In the two months since Edward Snowden began to expose the National Security Agency’s surveillance programs, we’ve heard two different stories about them. Snowden and his collaborator, Glenn Greenwald of the Guardian, have claimed that the programs allow NSA analysts and contractors to spy indiscriminately on Americans. U.S. government officials have told us that the programs don’t allow this. Who’s telling the truth?
The answer, for the most part, is both. The two sides are using different definitions of allow. Snowden and Greenwald are telling us what’s technologically possible. The government is telling us what’s legally permitted. Our job is to put the two stories together. We must pressure the government to translate its legal restrictions into technological barriers, so that what’s impermissible becomes impossible.
Yesterday, the Obama administration told its side of the story to the Senate Judiciary Committee. At a hearing on the NSA’s phone metadata program. Deputy Attorney General James Cole testified that “the government can only search the data if it has reasonable, articulable suspicion that the phone number being researched is associated with certain terrorist organizations.” Cole said analysts “can only access” the data once this requirement “has been met and documented.” Until then, he asserted, the data “cannot be accessed … You cannot enter that database and make a query and access any of those data.”
That’s a lot of cannot and can only. But on closer inspection, it’s just rules. When Cole testified that “you can’t get into” the database “without that gate being checked through,” Sen.
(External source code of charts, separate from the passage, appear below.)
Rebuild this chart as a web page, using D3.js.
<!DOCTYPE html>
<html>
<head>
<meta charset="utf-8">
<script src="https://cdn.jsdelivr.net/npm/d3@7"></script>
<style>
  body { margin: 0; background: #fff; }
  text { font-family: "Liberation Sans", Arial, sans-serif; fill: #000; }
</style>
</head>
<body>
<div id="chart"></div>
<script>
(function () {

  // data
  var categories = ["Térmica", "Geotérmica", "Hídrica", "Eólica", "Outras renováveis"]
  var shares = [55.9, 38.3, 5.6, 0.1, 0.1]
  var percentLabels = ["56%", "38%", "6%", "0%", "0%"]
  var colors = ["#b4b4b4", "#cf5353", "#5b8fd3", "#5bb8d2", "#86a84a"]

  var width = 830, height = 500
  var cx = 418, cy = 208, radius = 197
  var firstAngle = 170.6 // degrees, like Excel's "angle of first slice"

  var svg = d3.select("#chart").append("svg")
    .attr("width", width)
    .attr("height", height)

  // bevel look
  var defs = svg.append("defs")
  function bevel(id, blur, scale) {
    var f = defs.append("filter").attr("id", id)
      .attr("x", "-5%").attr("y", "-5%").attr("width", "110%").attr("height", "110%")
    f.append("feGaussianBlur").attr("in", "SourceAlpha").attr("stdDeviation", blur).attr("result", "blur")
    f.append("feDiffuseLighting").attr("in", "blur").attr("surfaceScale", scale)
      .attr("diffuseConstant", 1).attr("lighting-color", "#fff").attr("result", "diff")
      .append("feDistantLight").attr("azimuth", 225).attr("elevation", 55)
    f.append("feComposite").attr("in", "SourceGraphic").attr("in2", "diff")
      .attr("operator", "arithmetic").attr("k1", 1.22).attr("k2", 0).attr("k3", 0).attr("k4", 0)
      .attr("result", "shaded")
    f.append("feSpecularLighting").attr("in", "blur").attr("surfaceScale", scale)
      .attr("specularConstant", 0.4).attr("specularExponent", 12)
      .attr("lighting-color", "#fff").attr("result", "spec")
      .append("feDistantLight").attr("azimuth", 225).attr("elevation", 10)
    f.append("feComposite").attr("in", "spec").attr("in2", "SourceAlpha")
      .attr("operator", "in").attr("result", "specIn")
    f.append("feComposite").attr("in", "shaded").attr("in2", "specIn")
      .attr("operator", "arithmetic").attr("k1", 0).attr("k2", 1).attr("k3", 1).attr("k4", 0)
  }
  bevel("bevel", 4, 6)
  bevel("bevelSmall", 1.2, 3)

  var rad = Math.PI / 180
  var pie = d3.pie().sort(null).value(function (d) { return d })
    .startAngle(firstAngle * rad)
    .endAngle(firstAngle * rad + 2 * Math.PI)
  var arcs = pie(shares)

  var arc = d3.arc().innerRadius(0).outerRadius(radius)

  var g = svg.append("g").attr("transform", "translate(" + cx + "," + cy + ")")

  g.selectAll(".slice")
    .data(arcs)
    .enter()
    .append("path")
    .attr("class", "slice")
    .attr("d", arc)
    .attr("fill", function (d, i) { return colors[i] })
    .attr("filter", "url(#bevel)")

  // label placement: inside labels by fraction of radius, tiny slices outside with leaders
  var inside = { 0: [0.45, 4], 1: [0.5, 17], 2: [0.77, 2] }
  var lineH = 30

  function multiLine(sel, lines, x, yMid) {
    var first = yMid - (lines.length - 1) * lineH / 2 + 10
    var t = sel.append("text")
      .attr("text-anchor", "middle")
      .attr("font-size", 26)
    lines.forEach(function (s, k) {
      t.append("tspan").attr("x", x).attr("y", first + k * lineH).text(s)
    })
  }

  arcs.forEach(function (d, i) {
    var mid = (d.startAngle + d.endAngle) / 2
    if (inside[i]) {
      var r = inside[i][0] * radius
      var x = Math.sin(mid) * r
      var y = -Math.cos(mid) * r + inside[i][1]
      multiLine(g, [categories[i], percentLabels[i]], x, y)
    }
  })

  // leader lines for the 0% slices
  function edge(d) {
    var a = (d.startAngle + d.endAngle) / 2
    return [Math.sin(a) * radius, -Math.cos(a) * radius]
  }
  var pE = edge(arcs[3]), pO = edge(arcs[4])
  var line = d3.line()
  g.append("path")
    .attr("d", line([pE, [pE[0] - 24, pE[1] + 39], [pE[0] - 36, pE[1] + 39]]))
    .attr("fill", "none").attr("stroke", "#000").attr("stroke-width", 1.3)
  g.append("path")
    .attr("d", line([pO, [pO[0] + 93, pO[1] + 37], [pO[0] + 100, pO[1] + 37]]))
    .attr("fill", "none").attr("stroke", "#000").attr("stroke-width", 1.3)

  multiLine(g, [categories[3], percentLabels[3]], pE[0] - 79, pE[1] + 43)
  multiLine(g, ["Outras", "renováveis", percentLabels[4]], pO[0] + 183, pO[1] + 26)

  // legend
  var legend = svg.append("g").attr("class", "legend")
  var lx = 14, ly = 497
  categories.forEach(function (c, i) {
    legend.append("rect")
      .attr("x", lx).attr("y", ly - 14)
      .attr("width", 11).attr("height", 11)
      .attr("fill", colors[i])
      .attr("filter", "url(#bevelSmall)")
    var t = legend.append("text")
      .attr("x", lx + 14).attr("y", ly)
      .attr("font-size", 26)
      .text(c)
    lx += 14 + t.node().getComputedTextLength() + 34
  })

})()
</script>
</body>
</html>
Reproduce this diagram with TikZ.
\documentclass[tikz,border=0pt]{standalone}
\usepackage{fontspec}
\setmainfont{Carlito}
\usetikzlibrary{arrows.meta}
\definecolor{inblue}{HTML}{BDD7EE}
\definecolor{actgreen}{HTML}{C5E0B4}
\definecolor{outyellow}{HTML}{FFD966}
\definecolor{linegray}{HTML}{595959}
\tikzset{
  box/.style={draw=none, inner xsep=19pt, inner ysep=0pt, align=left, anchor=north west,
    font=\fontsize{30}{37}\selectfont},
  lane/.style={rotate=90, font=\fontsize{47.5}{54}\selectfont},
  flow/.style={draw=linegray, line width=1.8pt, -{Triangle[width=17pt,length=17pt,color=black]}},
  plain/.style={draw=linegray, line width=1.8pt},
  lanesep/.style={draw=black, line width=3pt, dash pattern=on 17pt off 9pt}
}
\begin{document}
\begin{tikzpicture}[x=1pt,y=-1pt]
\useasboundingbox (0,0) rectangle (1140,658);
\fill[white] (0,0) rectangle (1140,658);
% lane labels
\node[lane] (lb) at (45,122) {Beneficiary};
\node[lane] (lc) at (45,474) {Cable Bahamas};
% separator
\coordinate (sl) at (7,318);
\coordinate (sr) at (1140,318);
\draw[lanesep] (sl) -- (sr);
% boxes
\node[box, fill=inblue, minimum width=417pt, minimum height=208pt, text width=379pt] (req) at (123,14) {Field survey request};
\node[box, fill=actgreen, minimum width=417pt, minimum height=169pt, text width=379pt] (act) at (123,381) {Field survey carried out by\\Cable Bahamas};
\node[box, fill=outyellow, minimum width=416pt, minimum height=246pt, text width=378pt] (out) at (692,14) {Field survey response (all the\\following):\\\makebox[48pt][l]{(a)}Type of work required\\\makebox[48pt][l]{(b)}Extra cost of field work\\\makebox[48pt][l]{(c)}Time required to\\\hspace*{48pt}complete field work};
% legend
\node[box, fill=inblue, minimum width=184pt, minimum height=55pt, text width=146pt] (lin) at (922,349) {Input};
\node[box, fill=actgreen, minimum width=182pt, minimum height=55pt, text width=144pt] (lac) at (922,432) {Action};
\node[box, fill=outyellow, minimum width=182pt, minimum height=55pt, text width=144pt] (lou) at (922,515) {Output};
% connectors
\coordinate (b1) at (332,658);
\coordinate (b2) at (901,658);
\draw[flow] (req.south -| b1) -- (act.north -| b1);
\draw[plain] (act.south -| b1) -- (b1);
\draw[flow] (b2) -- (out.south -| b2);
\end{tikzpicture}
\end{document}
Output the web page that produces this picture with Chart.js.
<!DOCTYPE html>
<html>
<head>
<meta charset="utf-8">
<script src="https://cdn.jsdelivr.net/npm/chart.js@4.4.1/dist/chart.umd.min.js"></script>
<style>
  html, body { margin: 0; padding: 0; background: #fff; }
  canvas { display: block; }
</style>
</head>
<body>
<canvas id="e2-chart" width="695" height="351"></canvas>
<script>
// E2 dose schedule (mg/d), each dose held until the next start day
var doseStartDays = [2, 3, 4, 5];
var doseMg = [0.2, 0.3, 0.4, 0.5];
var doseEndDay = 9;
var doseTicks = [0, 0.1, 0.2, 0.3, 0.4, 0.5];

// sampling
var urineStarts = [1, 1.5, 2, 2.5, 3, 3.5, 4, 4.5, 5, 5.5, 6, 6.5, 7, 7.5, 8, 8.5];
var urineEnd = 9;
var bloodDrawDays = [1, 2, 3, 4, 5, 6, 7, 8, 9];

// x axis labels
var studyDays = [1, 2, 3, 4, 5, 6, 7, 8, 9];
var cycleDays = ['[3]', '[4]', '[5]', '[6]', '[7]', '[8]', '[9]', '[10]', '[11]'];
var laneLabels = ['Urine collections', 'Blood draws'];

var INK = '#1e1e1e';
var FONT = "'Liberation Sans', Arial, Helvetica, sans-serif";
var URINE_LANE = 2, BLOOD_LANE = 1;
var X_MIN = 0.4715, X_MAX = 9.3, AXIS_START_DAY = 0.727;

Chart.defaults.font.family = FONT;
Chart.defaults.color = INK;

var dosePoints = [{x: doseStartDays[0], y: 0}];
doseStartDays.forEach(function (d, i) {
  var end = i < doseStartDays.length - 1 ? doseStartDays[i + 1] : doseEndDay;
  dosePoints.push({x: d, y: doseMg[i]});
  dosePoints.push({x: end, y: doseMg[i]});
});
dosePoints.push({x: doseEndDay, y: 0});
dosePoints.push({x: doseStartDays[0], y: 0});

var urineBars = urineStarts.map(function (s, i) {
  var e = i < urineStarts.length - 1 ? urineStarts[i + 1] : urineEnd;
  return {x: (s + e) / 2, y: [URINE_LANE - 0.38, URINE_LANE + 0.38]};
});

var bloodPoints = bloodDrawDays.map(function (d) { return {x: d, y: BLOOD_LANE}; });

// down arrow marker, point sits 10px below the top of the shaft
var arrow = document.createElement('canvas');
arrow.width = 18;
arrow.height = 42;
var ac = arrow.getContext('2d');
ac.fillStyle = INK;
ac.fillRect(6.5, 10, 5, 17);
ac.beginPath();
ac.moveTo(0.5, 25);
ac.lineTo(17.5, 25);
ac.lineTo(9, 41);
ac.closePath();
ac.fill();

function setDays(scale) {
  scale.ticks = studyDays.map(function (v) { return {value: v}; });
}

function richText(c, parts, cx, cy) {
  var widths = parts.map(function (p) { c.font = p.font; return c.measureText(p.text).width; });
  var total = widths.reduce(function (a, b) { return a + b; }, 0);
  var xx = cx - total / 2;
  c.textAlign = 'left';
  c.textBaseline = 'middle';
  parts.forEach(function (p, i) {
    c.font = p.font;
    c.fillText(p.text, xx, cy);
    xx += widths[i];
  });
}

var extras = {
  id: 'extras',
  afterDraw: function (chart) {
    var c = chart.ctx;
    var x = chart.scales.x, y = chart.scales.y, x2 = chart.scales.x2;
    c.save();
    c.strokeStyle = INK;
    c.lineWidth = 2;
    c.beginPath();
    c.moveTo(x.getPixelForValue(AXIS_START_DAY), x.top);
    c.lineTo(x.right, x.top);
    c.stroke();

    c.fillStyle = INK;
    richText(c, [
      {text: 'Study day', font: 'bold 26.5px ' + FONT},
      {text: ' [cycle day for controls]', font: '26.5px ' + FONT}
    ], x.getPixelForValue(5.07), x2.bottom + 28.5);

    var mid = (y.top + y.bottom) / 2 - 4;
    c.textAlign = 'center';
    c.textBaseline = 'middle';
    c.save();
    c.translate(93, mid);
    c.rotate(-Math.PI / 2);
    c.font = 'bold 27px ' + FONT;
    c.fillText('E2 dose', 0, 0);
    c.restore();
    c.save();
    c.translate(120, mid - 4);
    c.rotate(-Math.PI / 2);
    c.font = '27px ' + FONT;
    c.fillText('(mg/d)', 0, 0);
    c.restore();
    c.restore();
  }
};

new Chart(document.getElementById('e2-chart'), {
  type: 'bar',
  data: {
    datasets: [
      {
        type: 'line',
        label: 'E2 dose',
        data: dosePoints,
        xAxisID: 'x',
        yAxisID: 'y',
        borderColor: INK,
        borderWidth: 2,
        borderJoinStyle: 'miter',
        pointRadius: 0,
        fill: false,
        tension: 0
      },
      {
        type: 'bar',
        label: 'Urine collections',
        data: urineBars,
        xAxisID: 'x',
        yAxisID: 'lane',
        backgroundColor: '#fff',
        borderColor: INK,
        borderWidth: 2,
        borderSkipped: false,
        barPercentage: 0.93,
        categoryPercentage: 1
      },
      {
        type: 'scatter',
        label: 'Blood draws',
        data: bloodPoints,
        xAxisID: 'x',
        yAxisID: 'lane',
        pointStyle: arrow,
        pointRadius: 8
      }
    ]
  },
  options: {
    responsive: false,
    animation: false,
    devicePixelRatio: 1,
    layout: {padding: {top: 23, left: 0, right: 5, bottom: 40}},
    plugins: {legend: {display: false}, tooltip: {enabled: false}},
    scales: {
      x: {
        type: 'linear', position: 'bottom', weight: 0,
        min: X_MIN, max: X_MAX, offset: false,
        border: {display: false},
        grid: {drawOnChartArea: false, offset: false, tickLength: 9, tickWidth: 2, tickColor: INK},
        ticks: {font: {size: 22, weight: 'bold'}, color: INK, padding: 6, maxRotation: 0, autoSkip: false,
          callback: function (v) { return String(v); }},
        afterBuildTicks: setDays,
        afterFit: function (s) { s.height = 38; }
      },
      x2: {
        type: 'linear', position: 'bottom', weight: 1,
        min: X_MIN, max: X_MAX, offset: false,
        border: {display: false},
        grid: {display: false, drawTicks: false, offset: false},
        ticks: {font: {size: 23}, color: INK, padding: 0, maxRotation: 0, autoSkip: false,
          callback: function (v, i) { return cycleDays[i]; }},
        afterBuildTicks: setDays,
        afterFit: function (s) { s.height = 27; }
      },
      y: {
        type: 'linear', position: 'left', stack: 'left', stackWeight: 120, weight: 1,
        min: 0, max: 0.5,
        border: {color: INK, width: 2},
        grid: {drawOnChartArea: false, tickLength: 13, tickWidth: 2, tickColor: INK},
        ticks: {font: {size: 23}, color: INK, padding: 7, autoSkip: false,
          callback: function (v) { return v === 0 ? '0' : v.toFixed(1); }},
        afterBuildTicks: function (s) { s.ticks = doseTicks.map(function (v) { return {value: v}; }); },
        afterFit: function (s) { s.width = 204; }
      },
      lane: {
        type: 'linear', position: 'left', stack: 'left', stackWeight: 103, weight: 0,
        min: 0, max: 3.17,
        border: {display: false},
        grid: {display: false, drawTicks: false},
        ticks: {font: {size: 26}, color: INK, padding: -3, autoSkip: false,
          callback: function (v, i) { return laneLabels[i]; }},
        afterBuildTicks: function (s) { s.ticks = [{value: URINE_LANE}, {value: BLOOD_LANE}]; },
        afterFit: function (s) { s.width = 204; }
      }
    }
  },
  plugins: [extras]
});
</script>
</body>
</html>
Mike Lee, R-Utah, forced him to concede that the “gate”—presenting reasonable suspicion—doesn’t even involve a warrant. It’s just “internal procedures.”
Meanwhile, in the Guardian, Greenwald was telling his side of the story. He reported that a previously undisclosed NSA tool, known as XKeyscore, “allows analysts to monitor a virtually unlimited array” of Internet activity and to search “vast databases containing emails, online chats and the browsing histories of millions of individuals.” To prove it, the Guardian published slides from an NSA training document—apparently, screenshots of the search forms in which an analyst would input an email address, Facebook user name, or other surveillance target.
But the Guardian, like the government, isn’t telling the whole story. The Guardian says its report vindicates Snowden’s claim that "I, sitting at my desk," could "wiretap anyone, from you or your accountant, to a federal judge or even the president.” That’s not quite what Snowden said. His precise claim was that “I, sitting at my desk, certainly had the authorities” (emphasis added) to wiretap anyone. That’s a legal assertion unsubstantiated by the screenshots. The Guardian also reports that XKeyscore “allows analysts to search with no prior authorization” through NSA databases. The word prior hints that the agency does have procedures to monitor and punish abuse. More on that below.
In yesterday’s exchange, the government and the Guardian were talking about two different programs: one for domestic phone metadata, the other for foreign Internet content. But the overarching story lines—Snowden’s disclosures about what the NSA can do, and the government’s disclosures about what the NSA may do—are useful for checking and clarifying one another. Greenwald points out that Rep. Mike Rogers, the Republican chairman of the House Intelligence Committee, has scoffed that Snowden “was lying” when he claimed the ability to “read everybody’s emails.” Rogers said Snowden had misrepresented what “the technology of the programs would allow one to do. It's impossible for him to do what he was saying he could do.” The screenshots leave Rogers with a lot to explain.
The government, in turn, has released documents indicating that the NSA is more constrained than Snowden originally implied. Yesterday it declassified the most explicit such document: an order issued in April by the Foreign Intelligence Surveillance Court. That’s to Snowden’s credit: Without his leaks, the government wouldn’t have shown us anything. We’ve learned a lot from the dialectic of unauthorized and authorized disclosures. Why stop now? Let’s find out how, and to what extent, the rules against indiscriminate spying are enforced. Here are some basic questions.
1. Storage. The court order for phone records says “NSA shall store and process the BR metadata in repositories within secure networks under NSA’s control. The BR metadata shall carry unique markings such that software and other controls (including user authentication services) can restrict access to it to authorized personnel.” That’s a rule with teeth. What about Internet data? According to the Guardian, “NSA has attempted to segregate exclusively domestic US communications in separate databases” so they’re not read along with foreign communications.” That shows good faith, but the results are limited. As the Guardian explains,
“NSA documents acknowledge that such efforts are imperfect, as even purely domestic communications can travel on foreign systems, and NSA tools are sometimes unable to identify the national origins of communications. Moreover, all communications between Americans and someone on foreign soil are included in the same databases as foreign-to-foreign communications, making them readily searchable without warrants.”